La 24 Ore di Le Mans

Se c’è una competizione motoristica che ha contribuito concretamente all’evoluzione dell’automobile di tutti i giorni, questa è senza dubbio la 24 Ore di Le Mans. Una gara nata nel 1923 proprio per permettere all’ancora giovane industria automobilistica di provare i suoi modelli di serie nelle severe condizioni proprie di una competizione che durava uno sproposito … ben 24 ore!

Per la prima volta si iniziò a correre di notte e nelle condizioni mutevoli tipiche di quella parte della Francia prossima alla Bretagna e quindi all’Atlantico. Il buio permise alle Case di sviluppare impianti d’illuminazione sempre più efficienti, la pioggia (frequente, specie di notte) fece sì, ad esempio, che i tergicristalli, prima azionati manualmente, divenissero elettrici.

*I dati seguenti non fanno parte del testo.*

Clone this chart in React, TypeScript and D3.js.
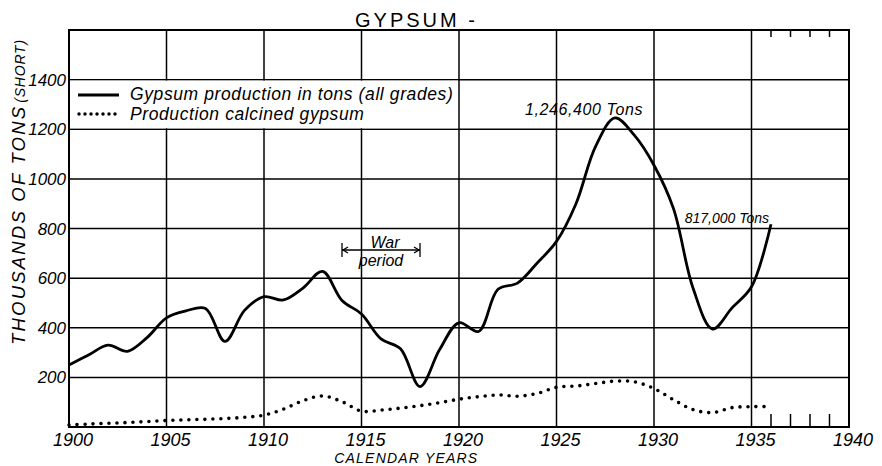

I freni a disco ad uso automobilistico fecero il loro debutto, tra molto scetticismo, alla 24 Ore del 1955 montati sulle Jaguar ufficiali. Qualche anno più tardi un’altra casa inglese, la Rover, tentò l’esperimento del motore a turbina, ripreso timidamente dalla Formula 1 solo molto dopo. Fu sul lunghissimo rettilineo dell’Hunaudières (quasi sette chilometri, ora rallentato da due chicane per motivi di sicurezza) che i progettisti cominciarono ad intuire l’importanza dell’aerodinamica in campo automobilistico: dapprima con soluzioni artigianali dettate dall’intuizione, poi con ali, pinne e prese d’aria sempre più sofisticate.

Oggi la sfida tecnologica è tra vetture dotate di motori (diesel e benzina) ibridi, che, contrariamente alla Formula 1, portano avanti varie soluzioni di recupero e di sfruttamento d’energia. Power unit ben più sofisticate di quelle che la Formula 1 sta cercando di sviluppare, che hanno ormai dimostrato di essere affidabili, efficienti, potenti.

Ma la 24 Ore di Le Mans è soprattutto passione… una passione ben palpabile in pista e sulle tribune, di giorno e nelle ore notturne. Una kermesse che nasce in pista e si trasmette agli oltre 200mila e passa spettatori stipati sulle tribune e sulle gradinate. Perché a Le Mans non si va per vedere una gara ma per viverla, per esserne parte. Una Woodstock motoristica, con i suoi eccessi e con i suoi entusiasmi, ma sempre a misura di famiglia.

“Qui nasce la leggenda”: è la scritta che campeggia all’ingresso dell’autodromo. Ed è proprio vero.